In the beginning, people told him “You’re not going to find anything,” or “If you do, there won’t be much,” but it simply wasn’t true, he said.
“As it turns out, just like there are a lot of LGBTQ+ people in American history who shaped the trajectory of our shared past, just as much can be said about the UAW and the American labor movement as a whole. We might not know about that history today for a number of reasons, but that doesn’t change the fact that that history exists.”
A path forward
That seminar changed the course of McQuaid’s dissertation research. He went on to study the queer history of the UAW, starting with the union’s founding in the 1930s until 2000. What he’s found is that “unionists could prove incredibly inclusive of gender and sexual minorities, even when doing so could constitute political or economic liability,” he said.
And union support goes well beyond the UAW.
“Long before corporate floats at pride, in fact even before pride itself, unions like the Marine Cooks and Stewards Union (MCSU) were publicly fighting against ‘queen-baiting’ in the workplace.
“The first openly LGBTQ+ politician elected in US history, Kathy Kozachenko, won her seat on Ann Arbor’s City Council in 1972 as a third-party candidate, thanks to widespread union support.”
Currently writing his dissertation, he can’t count the number of hours he spent in the Walter P. Reuther Archives. He also draws from the work researchers have done before him and cites Miriam Frank’s Out in the Union and Rochella Thorpe’s research on Detroit lesbians as two particularly useful resources.

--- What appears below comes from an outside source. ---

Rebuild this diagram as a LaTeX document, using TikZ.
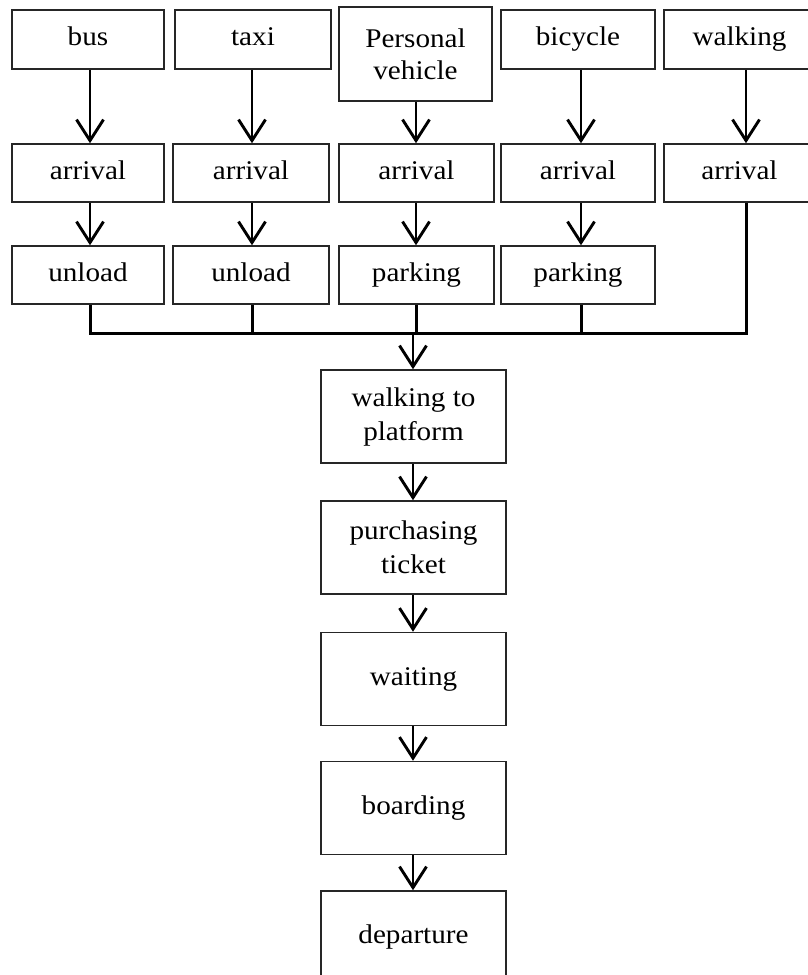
\documentclass[tikz,border=0pt]{standalone}
\usepackage{fontspec}
\setmainfont{Liberation Serif}[FakeStretch=1.08]
\usetikzlibrary{arrows.meta}
\begin{document}
\begin{tikzpicture}[x=1pt,y=-1pt,
  box/.style={draw=black!85, line width=1.5pt, rectangle, inner sep=0pt,
    align=center, font=\fontsize{27}{34}\selectfont},
  oneline/.style={text height=18pt, text depth=6pt},
  topbox/.style={box, oneline, minimum height=59pt},
  rowbox/.style={box, oneline, minimum height=58pt},
  midbox/.style={box, minimum width=185pt, minimum height=93pt},
  arr/.style={line width=2.9pt, -{Straight Barb[length=21pt,width=27pt,line width=2.9pt]}},
  link/.style={line width=3pt}]
\useasboundingbox (0,0) rectangle (808,975);

% column axes for the connectors
\coordinate (c1) at (90,0);
\coordinate (c2) at (252,0);
\coordinate (c3) at (416,0);
\coordinate (c4) at (581,0);
\coordinate (c5) at (746,0);
\coordinate (c6) at (413,0);

% transport modes
\node[topbox, minimum width=152pt] (bus)  at (88,39.5)   {bus};
\node[topbox, minimum width=156pt] (taxi) at (253,39.5)  {taxi};
\node[box, minimum width=153pt, minimum height=94pt,
      font=\fontsize{27}{32}\selectfont] (pv) at (415.5,54) {Personal\\vehicle};
\node[topbox, minimum width=154pt] (bike) at (578,39.5)  {bicycle};
\node[topbox, minimum width=151pt] (walk) at (739.5,39.5) {walking};

% arrival
\node[rowbox, minimum width=152pt] (a1) at (88,173)    {arrival};
\node[rowbox, minimum width=156pt] (a2) at (251,173)   {arrival};
\node[rowbox, minimum width=155pt] (a3) at (416.5,173) {arrival};
\node[rowbox, minimum width=154pt] (a4) at (578,173)   {arrival};
\node[rowbox, minimum width=151pt] (a5) at (739.5,173) {arrival};

% unload / parking
\node[rowbox, minimum width=152pt] (u1) at (88,275)    {unload};
\node[rowbox, minimum width=156pt] (u2) at (251,275)   {unload};
\node[rowbox, minimum width=155pt] (u3) at (416.5,275) {parking};
\node[rowbox, minimum width=154pt] (u4) at (578,275)   {parking};

% common sequence
\node[midbox] (wtp) at (413.5,416.5) {walking to\\platform};
\node[midbox] (tick) at (413.5,547.5) {purchasing\\ticket};
\node[midbox, oneline] (wait) at (413.5,679)   {waiting};
\node[midbox, oneline] (board) at (413.5,808)  {boarding};
\node[midbox, oneline] (dep) at (413.5,937.5)  {departure};

% collecting bus line
\coordinate (j1) at (90,333);
\coordinate (j5) at (746,333);
\coordinate (jm) at (413,333);

% mode -> arrival
\draw[arr] (bus.south -| c1)  -- (a1.north -| c1);
\draw[arr] (taxi.south -| c2) -- (a2.north -| c2);
\draw[arr] (pv.south -| c3)   -- (a3.north -| c3);
\draw[arr] (bike.south -| c4) -- (a4.north -| c4);
\draw[arr] (walk.south -| c5) -- (a5.north -| c5);

% arrival -> unload / parking
\draw[arr] (a1.south -| c1) -- (u1.north -| c1);
\draw[arr] (a2.south -| c2) -- (u2.north -| c2);
\draw[arr] (a3.south -| c3) -- (u3.north -| c3);
\draw[arr] (a4.south -| c4) -- (u4.north -| c4);

% merge into one line
\draw[link] (u1.south -| c1) -- (j1);
\draw[link] (u2.south -| c2) -- (j1 -| c2);
\draw[link] (u3.south -| c3) -- (j1 -| c3);
\draw[link] (u4.south -| c4) -- (j1 -| c4);
\draw[link] (a5.south -| c5) -- (j5);
\draw[link, line cap=rect] (j1) -- (j5);
\draw[arr] (jm) -- (wtp.north -| c6);

% sequence arrows
\draw[arr] (wtp.south -| c6)   -- (tick.north -| c6);
\draw[arr] (tick.south -| c6)  -- (wait.north -| c6);
\draw[arr] (wait.south -| c6)  -- (board.north -| c6);
\draw[arr] (board.south -| c6) -- (dep.north -| c6);
\end{tikzpicture}
\end{document}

Nothing has proven more insightful than speaking directly with former unionists. There’s one story in particular that comes to mind when McQuaid thinks about the power of union solidarity.

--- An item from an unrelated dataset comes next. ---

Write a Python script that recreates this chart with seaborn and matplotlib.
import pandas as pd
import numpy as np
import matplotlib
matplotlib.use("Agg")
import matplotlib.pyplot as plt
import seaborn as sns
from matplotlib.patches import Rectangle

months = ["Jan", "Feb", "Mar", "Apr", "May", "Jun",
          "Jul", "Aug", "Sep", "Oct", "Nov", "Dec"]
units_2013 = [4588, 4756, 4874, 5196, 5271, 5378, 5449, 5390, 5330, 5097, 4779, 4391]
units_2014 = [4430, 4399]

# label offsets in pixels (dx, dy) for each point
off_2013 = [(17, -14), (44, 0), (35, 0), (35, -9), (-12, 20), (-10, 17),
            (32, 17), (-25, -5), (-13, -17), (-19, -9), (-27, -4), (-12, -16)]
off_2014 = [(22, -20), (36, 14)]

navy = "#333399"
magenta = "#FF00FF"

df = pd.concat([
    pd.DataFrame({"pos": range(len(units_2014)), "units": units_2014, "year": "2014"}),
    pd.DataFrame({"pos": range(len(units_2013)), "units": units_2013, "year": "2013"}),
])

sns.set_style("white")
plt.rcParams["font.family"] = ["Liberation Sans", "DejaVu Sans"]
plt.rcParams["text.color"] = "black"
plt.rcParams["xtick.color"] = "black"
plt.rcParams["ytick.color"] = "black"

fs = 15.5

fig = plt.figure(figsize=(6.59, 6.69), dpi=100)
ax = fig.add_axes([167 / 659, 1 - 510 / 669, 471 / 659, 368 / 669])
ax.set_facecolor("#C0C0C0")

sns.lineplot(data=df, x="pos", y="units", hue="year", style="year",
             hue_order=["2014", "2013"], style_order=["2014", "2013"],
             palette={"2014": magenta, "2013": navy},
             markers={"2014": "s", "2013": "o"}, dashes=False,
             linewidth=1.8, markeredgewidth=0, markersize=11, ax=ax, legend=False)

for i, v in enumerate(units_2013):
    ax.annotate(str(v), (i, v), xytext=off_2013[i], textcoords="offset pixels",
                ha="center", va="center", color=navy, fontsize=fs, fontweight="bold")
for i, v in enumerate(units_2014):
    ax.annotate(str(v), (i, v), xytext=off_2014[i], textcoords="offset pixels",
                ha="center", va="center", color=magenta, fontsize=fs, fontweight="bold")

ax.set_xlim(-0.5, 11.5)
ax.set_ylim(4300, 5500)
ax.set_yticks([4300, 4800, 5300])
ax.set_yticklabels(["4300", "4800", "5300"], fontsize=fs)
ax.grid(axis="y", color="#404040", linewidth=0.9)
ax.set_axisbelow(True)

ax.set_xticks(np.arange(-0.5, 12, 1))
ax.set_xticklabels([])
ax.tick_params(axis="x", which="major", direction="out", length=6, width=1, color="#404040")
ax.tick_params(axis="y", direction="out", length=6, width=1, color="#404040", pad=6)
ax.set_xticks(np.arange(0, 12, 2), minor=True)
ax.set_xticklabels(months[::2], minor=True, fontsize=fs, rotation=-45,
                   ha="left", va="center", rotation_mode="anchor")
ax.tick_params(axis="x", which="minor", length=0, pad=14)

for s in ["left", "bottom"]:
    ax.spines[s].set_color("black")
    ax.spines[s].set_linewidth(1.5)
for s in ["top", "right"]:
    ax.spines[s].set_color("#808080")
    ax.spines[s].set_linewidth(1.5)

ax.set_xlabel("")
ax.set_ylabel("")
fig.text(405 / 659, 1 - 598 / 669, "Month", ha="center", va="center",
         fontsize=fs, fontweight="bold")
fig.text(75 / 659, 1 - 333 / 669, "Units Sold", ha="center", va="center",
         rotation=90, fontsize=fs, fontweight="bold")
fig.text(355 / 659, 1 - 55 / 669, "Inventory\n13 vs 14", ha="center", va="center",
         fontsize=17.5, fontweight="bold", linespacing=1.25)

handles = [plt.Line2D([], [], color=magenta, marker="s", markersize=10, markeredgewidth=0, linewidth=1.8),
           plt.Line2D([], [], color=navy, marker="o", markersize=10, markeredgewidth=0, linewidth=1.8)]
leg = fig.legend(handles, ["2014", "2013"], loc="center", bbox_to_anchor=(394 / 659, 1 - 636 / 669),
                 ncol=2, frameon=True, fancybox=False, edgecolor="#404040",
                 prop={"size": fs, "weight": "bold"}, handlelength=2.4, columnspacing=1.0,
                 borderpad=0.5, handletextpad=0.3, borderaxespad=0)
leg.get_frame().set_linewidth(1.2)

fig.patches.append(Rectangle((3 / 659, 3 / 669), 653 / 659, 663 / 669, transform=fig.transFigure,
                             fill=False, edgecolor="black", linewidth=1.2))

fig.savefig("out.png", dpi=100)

In 1975 Ohio, Joni Christian returned to work at the GM Lordstown Assembly plant after going through a successful sex reassignment surgery. Christian was an openly trans woman who had told her supervisors about her surgery in advance, and yet she returned to a hostile work environment.
The supervisors started a whisper campaign against Christian, which led to a petition demanding she be barred from using the women’s bathroom.

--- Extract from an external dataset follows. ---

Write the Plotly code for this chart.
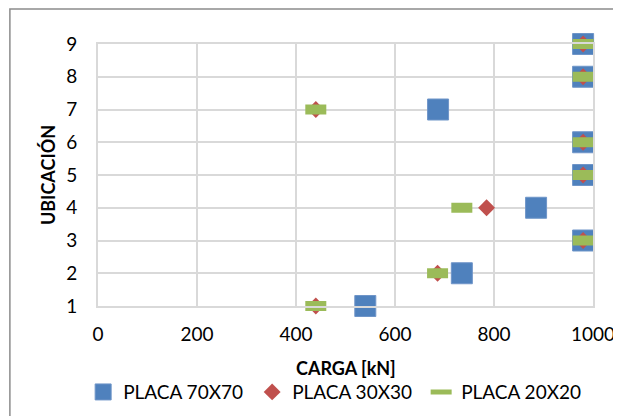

“Christian’s representatives at UAW Local 1112 were furious,” McQuaid said. “They denounced the petition, insisted no action would be taken because of it, even if it gained more signatures, and began educational outreach efforts to make sure workers were more understanding and accepting of Christian.”
The UAW later helped Christian in a suit against GM for invasion of privacy that was successfully settled out of court. Christian went on to work at GM for another 24 years before retiring with her full pension and benefits.
Unfortunately, this isn’t every LGBTQ+ person’s story, but it’s a prime example of what can be achieved when employees unionize and work together, McQuaid said.
McQuaid acknowledges the road to progress is a long one. But stories like Christian give hope—a blueprint even to a more inclusive, not only labor force, but world.
“With a growing interest in the labor movement as a potential answer to today’s pressing problems—issues like access to healthcare, income inequality, global climate change, police brutality and racial terror—unions have the opportunity to regrow the labor movement as a social force that can give voice to the marginalized and oppressed everywhere,” he said. “The best way they will be able to do that, I think history and my research is proving, will be to include as many voices as possible in that rebuilding effort.”